Process calculi are "fundamental" descriptions of computation analogous to lambda calculus but oriented around communication instead of function calls. (As far as paper structure, I find that usually the important "basic" definitions in programming language research papers are usually in Section 2, since Section 1 serves as a high-level overview).

Basically, a protocol consists of a a sequence of sends/received on a particular channel, mixed with some explicit logic and loops/branches until you reach the end. There's some examples in Section 2.1 which are too complicated to reproduce here.

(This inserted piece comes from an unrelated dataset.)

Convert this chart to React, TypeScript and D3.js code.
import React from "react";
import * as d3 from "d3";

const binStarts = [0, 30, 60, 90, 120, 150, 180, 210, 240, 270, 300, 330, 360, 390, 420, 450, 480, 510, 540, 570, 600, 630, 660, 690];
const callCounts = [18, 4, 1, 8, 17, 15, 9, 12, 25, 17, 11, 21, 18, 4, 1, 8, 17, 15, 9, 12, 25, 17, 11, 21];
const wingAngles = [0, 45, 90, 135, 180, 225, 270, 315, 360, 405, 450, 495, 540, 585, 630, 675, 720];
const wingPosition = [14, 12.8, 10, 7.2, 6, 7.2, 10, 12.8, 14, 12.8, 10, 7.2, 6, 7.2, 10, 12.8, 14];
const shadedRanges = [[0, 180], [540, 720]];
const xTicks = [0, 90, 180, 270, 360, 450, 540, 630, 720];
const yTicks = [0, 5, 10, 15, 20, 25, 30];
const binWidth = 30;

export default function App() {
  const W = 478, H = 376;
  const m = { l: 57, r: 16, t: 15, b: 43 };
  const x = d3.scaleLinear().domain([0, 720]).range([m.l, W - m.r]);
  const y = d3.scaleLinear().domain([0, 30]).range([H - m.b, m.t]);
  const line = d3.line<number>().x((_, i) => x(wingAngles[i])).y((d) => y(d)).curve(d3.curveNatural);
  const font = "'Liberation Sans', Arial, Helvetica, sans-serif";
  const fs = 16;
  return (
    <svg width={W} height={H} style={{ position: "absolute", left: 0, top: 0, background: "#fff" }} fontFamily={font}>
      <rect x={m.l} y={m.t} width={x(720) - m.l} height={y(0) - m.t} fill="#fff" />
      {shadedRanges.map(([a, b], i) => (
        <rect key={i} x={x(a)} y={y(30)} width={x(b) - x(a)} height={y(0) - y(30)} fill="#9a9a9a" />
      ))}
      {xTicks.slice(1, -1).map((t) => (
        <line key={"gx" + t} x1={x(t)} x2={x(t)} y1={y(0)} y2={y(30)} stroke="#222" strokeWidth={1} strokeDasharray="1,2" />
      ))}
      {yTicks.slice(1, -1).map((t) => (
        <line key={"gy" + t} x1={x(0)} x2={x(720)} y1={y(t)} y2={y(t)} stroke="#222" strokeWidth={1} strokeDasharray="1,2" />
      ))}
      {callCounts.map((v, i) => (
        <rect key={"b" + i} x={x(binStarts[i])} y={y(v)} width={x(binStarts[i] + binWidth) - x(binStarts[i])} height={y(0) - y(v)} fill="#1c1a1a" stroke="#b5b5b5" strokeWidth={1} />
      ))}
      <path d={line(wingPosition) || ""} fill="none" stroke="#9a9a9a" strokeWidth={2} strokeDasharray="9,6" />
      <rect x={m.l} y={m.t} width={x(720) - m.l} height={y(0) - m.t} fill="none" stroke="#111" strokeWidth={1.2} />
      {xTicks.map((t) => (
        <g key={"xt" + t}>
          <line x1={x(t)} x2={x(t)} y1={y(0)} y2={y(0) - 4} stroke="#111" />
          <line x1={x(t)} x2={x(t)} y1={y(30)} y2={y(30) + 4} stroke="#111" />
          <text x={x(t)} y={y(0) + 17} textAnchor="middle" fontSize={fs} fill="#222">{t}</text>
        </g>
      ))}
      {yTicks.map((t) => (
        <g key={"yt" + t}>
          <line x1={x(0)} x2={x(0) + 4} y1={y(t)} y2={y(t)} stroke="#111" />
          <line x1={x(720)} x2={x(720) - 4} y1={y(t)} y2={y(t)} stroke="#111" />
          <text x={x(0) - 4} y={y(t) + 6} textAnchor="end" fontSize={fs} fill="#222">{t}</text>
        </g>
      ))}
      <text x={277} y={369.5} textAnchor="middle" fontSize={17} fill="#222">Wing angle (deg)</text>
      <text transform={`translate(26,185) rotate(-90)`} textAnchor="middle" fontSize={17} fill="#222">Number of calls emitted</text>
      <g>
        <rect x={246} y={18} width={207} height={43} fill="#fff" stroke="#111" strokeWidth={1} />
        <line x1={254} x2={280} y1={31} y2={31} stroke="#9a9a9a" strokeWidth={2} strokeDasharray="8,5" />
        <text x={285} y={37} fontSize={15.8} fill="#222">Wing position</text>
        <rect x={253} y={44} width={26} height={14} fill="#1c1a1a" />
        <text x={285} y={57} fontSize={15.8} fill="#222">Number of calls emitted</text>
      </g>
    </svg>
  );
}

As a general note on reading protocols- for (good, but industry-programmer-unfriendly) technical reasons they're defined and written as "action1.action2.action3.rest_of_program" but mentally you can just rewrite this into

  {
    action1();
    action2();
    action3();
    ... rest_of_program ...
  }

(in particular, making "the rest of the program" part of each statement makes specifying scope much easier and clearer, which is why they don't just use semicolons in the first place)

hyperthesis · on April 7, 2024

Thanks for your guidance! I now see they're (now-obviously!) things like TCP and http. I had missed their informal definition:

> Here we use the term protocol to denote a specification of the interaction patterns between different system components. [...] To give a more concrete intuition, an informal specification of a protocol for an e-banking system may be as follows: The banking server repeatedly offers a menu with three options: (1) request a banking statement, which is sent back by the server, (2) request a payment, after which the client will send payment data, or (3) terminate the session.

I would say it's like how you use an API.